- Born: 8 February 1887 Grenoble, France
- Died: 23 May 1966 (aged 79) Toulouse, France
- Military career
- Branch: French Navy
- Service years: 1907–1943
- Rank: Vice admiral
- Conflicts: World War I World War II

= Frix Michelier =

French naval admiral (1887–1966)

François Frix Michelier (8 February 1887 – 23 May 1966) was a French admiral who served in both World War I and World War II. He is best known for commanding French forces during the Naval Battle of Casablanca.

==Biography==
In 1907, Michelier enrolled in the French Naval Academy at the age of 20. During the First World War, he held several commands and functions; Most notably, he was briefly a liaison and intelligence officer with the Royal Navy.

On 10 November 1928 Michelier was promoted to the rank of Frigate captain. He was promoted to deputy director of Military Personnel of the Fleet at the Ministry of the Navy and Colonies. On 6 March 1938 Michelier was appointed to vice-president of the French Navy technical committee and as president of the higher shipwreck commission. He was then assigned as head of fleet construction for the French Naval Ministry.

==World War II==
On 29 September 1939 Michelier was promoted to Rear Admiral of the Navy. He then became the Secretary General of the Ministry of the Navy on 18 June 1940. During the Battle of France, Michelier along with most of the French Naval general staff were captured by the German Army in the town Rochefort. The general staff were released shortly after their capture and Michelier became a member of the French delegation to the German Armistice Commission on 1 July 1940. Later in July 1941 he became the interim president of the comminison. On 25 March 1941, Michelier was promoted to squadron vice-admiral. He was then made commander of the vichy naval forces station in Morocco and as commander and chief of the Atlantic theater of operations. He arrived in Morocco on 20 October 1941. He was placed under the direct command of the Vichy French Ministry of the Navy for all naval operations. Michelier was also placed under the command of Residents-General of Morocco Charles Noguès and served as commander of the Casablanca-Rabat sector.

===Allied landings in North Africa===
Michelier was warned of the upcoming Allied landing in Morocco by General Antoine Béthouart. However, Michelier and Noguès gave no credibility to the information given. He informed Noguès (who also received information from Béthouart) of the lack of confirmation of this potential Allied operation, while nevertheless knowing that a convoy is passing Gibraltar towards the east. After the landing on the 8th, Michelier coordinated the defense and did not stop the fire until 11 November. He continued resisting even after receiving a telegram from the Commander-in-Chief of the French Armed Forces Admiral François Darlan to stop resisting. Michelier believed that Darlan was already captured thereby invalidating him from issuing orders. Additionally, Michelier had received orders from Darlan two weeks earlier that he was to hold out until the end if the allies attacked.

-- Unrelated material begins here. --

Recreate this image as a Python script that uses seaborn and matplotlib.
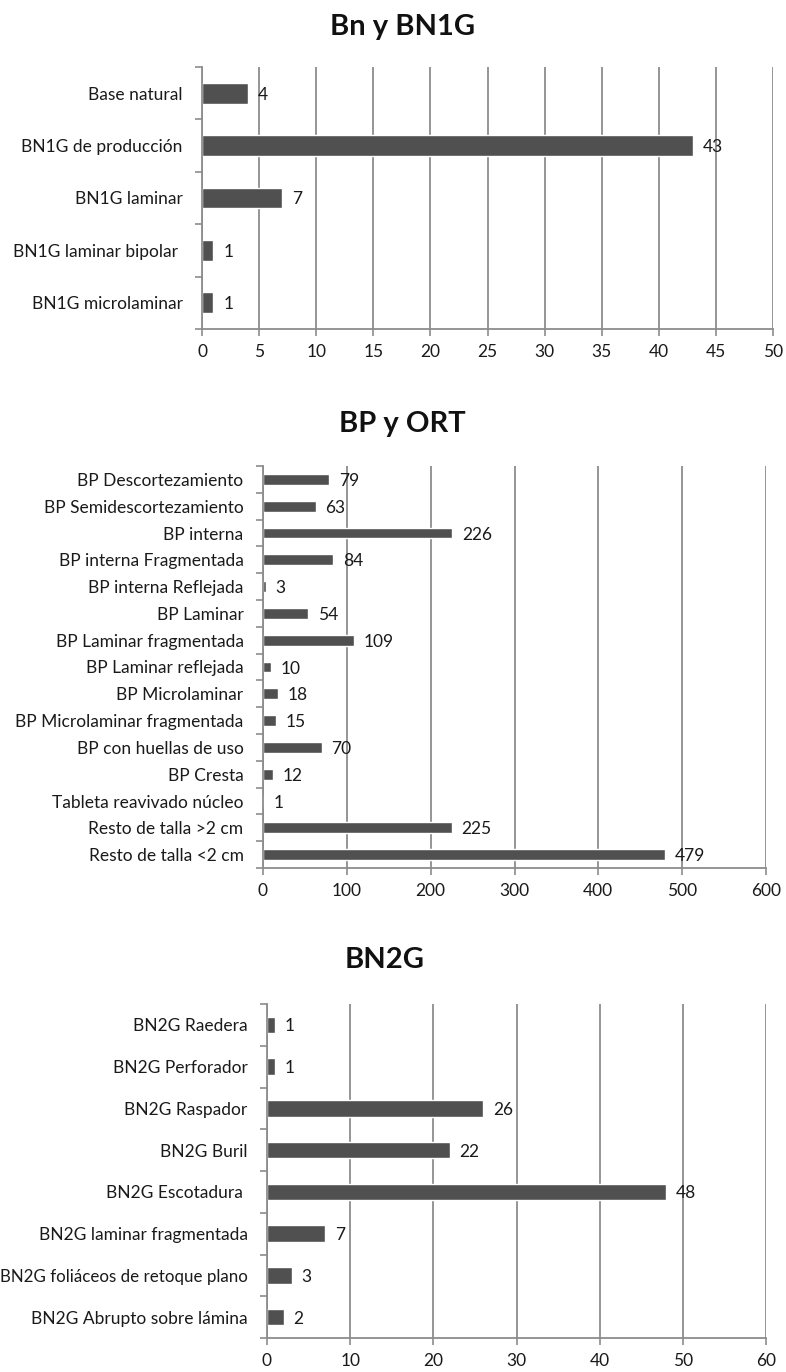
import matplotlib
matplotlib.use("Agg")
import matplotlib.pyplot as plt
import seaborn as sns
import pandas as pd
import numpy as np

# data
bn1g_labels = ["Base natural", "BN1G de producción", "BN1G laminar",
               "BN1G laminar bipolar ", "BN1G microlaminar"]
bn1g_values = [4, 43, 7, 1, 1]

bp_labels = ["BP Descortezamiento", "BP Semidescortezamiento", "BP interna",
             "BP interna Fragmentada", "BP interna Reflejada", "BP Laminar",
             "BP Laminar fragmentada", "BP Laminar reflejada", "BP Microlaminar",
             "BP Microlaminar fragmentada", "BP con huellas de uso", "BP Cresta",
             "Tableta reavivado núcleo", "Resto de talla >2 cm", "Resto de talla <2 cm"]
bp_values = [79, 63, 226, 84, 3, 54, 109, 10, 18, 15, 70, 12, 1, 225, 479]

bn2g_labels = ["BN2G Raedera", "BN2G Perforador", "BN2G Raspador", "BN2G Buril",
               "BN2G Escotadura ", "BN2G laminar fragmentada",
               "BN2G foliáceos de retoque plano", "BN2G Abrupto sobre lámina"]
bn2g_values = [1, 1, 26, 22, 48, 7, 3, 2]

sns.set_theme(style="white")
plt.rcParams['font.family'] = ['Lato', 'DejaVu Sans']

W, H = 786, 1372
fig = plt.figure(figsize=(W / 100, H / 100), dpi=100)

BAR = "#505050"
GRID = "#8c8c8c"
TXT = "#1a1a1a"
FS = 12.5


def px_axes(left, right, top, bottom):
    return fig.add_axes([left / W, 1 - bottom / H, (right - left) / W, (bottom - top) / H])


def draw(ax, labels, values, xmax, step):
    df = pd.DataFrame({"cat": labels, "val": values})
    sns.barplot(data=df, y="cat", x="val", color=BAR, width=0.4,
                saturation=1, ax=ax, orient="h")
    ax.set_xlim(0, xmax)
    ax.set_ylim(len(labels) - 0.5, -0.5)
    ax.set_xticks(np.arange(0, xmax + step, step))
    ax.set_xlabel("")
    ax.set_ylabel("")
    ax.grid(axis="x", color=GRID, linewidth=1.3)
    ax.grid(axis="y", visible=False)
    ax.set_axisbelow(True)
    for s in ["top", "right"]:
        ax.spines[s].set_visible(False)
    for s in ["left", "bottom"]:
        ax.spines[s].set_color(GRID)
        ax.spines[s].set_linewidth(1.3)
    ax.tick_params(axis="x", bottom=True, length=5, width=1.2, color=GRID,
                   labelsize=FS, labelcolor=TXT, pad=6)
    ax.tick_params(axis="y", left=False, labelsize=FS, labelcolor=TXT, pad=8)
    ax.set_yticks(np.arange(-0.5, len(labels), 1), minor=True)
    ax.tick_params(axis="y", which="minor", left=True, length=5, width=1.2, color=GRID)
    texts = ax.bar_label(ax.containers[0], padding=7, fontsize=FS, color=TXT)
    for t in texts:
        t.set_verticalalignment("center_baseline")
    # keep the longest label inside the figure
    for lab in ax.get_yticklabels():
        if len(lab.get_text()) > 28:
            lab.set_fontsize(12.2)


ax1 = px_axes(202, 773, 67, 329)
draw(ax1, bn1g_labels, bn1g_values, 50, 5)
fig.text(403 / W, 1 - 27 / H, "Bn y BN1G", ha="center", va="center",
         fontsize=21, fontweight="bold", color="#111111")

ax2 = px_axes(263, 766, 466, 868)
draw(ax2, bp_labels, bp_values, 600, 100)
fig.text(402 / W, 1 - 424 / H, "BP y ORT", ha="center", va="center",
         fontsize=21, fontweight="bold", color="#111111")

ax3 = px_axes(267, 766, 1004, 1338)
draw(ax3, bn2g_labels, bn2g_values, 60, 10)
fig.text(385 / W, 1 - 960 / H, "BN2G", ha="center", va="center",
         fontsize=21, fontweight="bold", color="#111111")

fig.savefig("out.png", dpi=100, facecolor="white")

He also received information from Admiral Gabriel Auphan, the Secretary of the Navy, indicating that Vichy French leader Marshal Philippe Pétain wished for Michelier to resist an Allied invasion to the fullest extent, should one occur.

After the ceasefire, Michelier was more cooperative with the Allies, even wishing to repair both Allied and French damaged ships to resume fighting against the Germans. Under Darlan's orders, he retained the role commander in chief of the navy in the Atlantic. However, after Darlan's assassination, he was dismissed from his position and placed on leave that June. After clashes with Admiral Philippe Auboyneau in May, Free French leader Charles de Gaulle requested his replacement; Michelier was relieved of his duties on 7 July 1943 and was automatically retired in December of the same year.

==After the war==
After the war, Michelier was brought before a French court on charges of treason, but he was able to get the case against him dismissed on the grounds that he was carrying out the orders of the Admiralty. He testified during Noguès's treason trial before the French High Court. Michelier died in 1966 in Toulouse.